ENBREL is the only fully human TNF-receptor therapy approved for the treatment of active and progressive psoriatic arthritis in adults when the response to previous disease-modifying antirheumatic drug therapy has been inadequate and for the treatment of active rheumatoid arthritis in adults when the response to disease-modifying antirheumatic drugs, including methotrextate (unless contraindicated), has been inadequate. ENBREL is also indicated in the treatment of severe, active and progressive rheumatoid arthritis in adults not previously treated with methotrexate. In this population ENBREL has been shown to slow progression of disease-associated structural damage as measured by X- ray. ENBREL is also approved for the treatment of active polyarticular-course juvenile chronic arthritis in children aged 4 to 17 years who have had an inadequate response to, or who have proved intolerant of, methotrexate.
Rheumatologists have become familiar with the benefits and proven long- term tolerability profile of ENBREL since it became commercially available nearly five years ago. More than 200,000 patients have been treated worldwide across indications. ENBREL (etanercept) acts by binding TNF, one of the dominant inflammatory cytokines or regulatory proteins that play an important role in both normal immune function and the cascade of reactions that causes the inflammatory process of psoriatic arthritis and RA. The binding of ENBREL to TNF renders the bound TNF biologically inactive, which can result in significant reduction in inflammatory activity.

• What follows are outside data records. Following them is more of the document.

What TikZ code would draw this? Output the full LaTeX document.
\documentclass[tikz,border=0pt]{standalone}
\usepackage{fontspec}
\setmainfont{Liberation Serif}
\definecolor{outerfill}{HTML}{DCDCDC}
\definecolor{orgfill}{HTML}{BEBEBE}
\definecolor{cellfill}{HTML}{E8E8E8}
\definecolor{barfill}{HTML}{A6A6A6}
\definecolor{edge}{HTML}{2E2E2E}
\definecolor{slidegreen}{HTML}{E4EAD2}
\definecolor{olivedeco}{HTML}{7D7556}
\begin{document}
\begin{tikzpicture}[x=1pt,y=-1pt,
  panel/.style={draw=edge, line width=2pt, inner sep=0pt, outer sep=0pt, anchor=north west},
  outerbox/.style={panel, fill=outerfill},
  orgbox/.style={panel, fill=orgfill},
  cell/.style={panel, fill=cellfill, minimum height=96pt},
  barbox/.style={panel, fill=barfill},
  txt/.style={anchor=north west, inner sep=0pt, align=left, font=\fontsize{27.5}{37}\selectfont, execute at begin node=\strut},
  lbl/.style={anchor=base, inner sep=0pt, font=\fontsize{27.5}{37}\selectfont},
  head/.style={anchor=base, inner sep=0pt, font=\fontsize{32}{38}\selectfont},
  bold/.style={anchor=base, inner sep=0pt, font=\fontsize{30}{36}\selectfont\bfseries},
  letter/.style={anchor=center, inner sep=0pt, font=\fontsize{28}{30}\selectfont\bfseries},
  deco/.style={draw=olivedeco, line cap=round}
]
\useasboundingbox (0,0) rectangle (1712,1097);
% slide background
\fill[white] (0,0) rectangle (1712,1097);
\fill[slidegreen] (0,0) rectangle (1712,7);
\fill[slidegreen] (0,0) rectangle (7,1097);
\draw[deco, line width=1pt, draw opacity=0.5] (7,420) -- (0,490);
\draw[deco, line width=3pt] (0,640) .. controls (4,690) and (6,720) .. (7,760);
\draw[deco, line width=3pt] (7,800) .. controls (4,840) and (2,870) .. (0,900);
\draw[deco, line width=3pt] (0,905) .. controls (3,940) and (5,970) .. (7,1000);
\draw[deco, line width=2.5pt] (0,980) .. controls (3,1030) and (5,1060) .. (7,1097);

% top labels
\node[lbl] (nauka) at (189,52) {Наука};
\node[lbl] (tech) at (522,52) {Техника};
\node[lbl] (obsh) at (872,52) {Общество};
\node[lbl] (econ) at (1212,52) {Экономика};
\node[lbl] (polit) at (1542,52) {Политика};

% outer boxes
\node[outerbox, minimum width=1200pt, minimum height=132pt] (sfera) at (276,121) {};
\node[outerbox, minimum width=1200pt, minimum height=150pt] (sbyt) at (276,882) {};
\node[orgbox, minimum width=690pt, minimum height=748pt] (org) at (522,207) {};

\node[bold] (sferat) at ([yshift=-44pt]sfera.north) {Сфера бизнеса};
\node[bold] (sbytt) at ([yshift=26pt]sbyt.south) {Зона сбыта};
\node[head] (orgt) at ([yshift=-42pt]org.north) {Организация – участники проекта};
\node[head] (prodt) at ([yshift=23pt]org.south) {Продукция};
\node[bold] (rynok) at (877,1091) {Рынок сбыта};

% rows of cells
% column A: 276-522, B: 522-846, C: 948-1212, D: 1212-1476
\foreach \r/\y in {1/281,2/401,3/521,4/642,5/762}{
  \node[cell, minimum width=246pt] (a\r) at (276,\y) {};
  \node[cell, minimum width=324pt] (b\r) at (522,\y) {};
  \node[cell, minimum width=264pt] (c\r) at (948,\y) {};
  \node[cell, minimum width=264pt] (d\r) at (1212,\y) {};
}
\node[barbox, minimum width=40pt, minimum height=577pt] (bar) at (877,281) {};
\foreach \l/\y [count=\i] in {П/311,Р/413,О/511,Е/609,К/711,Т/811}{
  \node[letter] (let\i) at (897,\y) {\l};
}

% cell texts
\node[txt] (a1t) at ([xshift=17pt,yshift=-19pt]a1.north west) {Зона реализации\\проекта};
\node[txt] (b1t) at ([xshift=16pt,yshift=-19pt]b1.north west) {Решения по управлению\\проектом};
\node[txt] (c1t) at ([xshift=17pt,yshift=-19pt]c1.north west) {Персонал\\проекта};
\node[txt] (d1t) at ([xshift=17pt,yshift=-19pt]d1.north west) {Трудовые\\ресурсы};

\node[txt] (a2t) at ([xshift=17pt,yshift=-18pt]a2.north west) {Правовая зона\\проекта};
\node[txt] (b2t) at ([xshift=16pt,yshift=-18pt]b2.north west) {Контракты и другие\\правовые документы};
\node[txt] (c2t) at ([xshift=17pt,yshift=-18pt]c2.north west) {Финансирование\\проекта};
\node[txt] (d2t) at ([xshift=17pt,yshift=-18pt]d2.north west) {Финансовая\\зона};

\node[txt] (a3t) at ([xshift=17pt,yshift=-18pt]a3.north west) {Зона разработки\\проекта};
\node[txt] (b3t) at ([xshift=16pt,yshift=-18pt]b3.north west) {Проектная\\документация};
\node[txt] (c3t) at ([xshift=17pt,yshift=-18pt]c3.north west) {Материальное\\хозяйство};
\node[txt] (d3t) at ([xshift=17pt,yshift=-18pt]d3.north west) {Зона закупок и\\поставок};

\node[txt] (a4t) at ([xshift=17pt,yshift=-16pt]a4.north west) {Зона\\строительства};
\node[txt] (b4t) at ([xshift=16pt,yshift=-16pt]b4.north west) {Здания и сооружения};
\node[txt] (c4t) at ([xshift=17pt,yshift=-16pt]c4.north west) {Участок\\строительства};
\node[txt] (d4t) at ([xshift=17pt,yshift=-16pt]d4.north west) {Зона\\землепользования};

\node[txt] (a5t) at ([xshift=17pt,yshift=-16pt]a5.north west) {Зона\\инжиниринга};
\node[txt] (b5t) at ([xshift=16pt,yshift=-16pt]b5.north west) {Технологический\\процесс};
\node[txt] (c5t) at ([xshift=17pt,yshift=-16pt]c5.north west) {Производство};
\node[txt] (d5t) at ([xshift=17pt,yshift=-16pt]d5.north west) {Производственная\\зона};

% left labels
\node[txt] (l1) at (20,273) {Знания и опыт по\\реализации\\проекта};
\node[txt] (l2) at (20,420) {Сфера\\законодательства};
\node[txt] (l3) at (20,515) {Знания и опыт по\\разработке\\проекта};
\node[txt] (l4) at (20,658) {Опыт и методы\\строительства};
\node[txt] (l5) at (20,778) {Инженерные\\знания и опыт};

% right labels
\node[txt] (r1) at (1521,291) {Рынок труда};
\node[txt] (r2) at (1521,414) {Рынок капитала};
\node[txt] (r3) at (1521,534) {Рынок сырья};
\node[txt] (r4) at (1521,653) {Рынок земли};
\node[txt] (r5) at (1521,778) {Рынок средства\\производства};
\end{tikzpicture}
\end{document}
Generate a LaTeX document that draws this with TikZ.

Since the product was first introduced, serious infections, some involving death, have been reported in patients using ENBREL. ENBREL should be discontinued in patients with serious infections. Patients should not start ENBREL if they have an infection of any type or an allergy to ENBREL or its components. ENBREL should be used with caution in patients prone to infection.
There have been reports of serious nervous-system disorders such as multiple sclerosis and/or inflammation of the nerves of the eyes. Patients should inform their doctor if they ever have had any of these disorders or if they develop them after starting ENBREL. There also have been rare reports of serious blood disorders, some involving death.
Patients should contact their doctor immediately if they develop symptoms such as persistent fever, bruising, bleeding, or paleness. It is unclear if ENBREL has caused these nervous-system or blood disorders. If a patient's doctor confirms serious blood problems, patients may need to stop using ENBREL.
The most frequent adverse events in clinical trials were injection-site reactions (ISRs) (37%), infections (35%), and headache (17%). Malignancies were rare. Only the rate of ISRs was higher than that of placebo.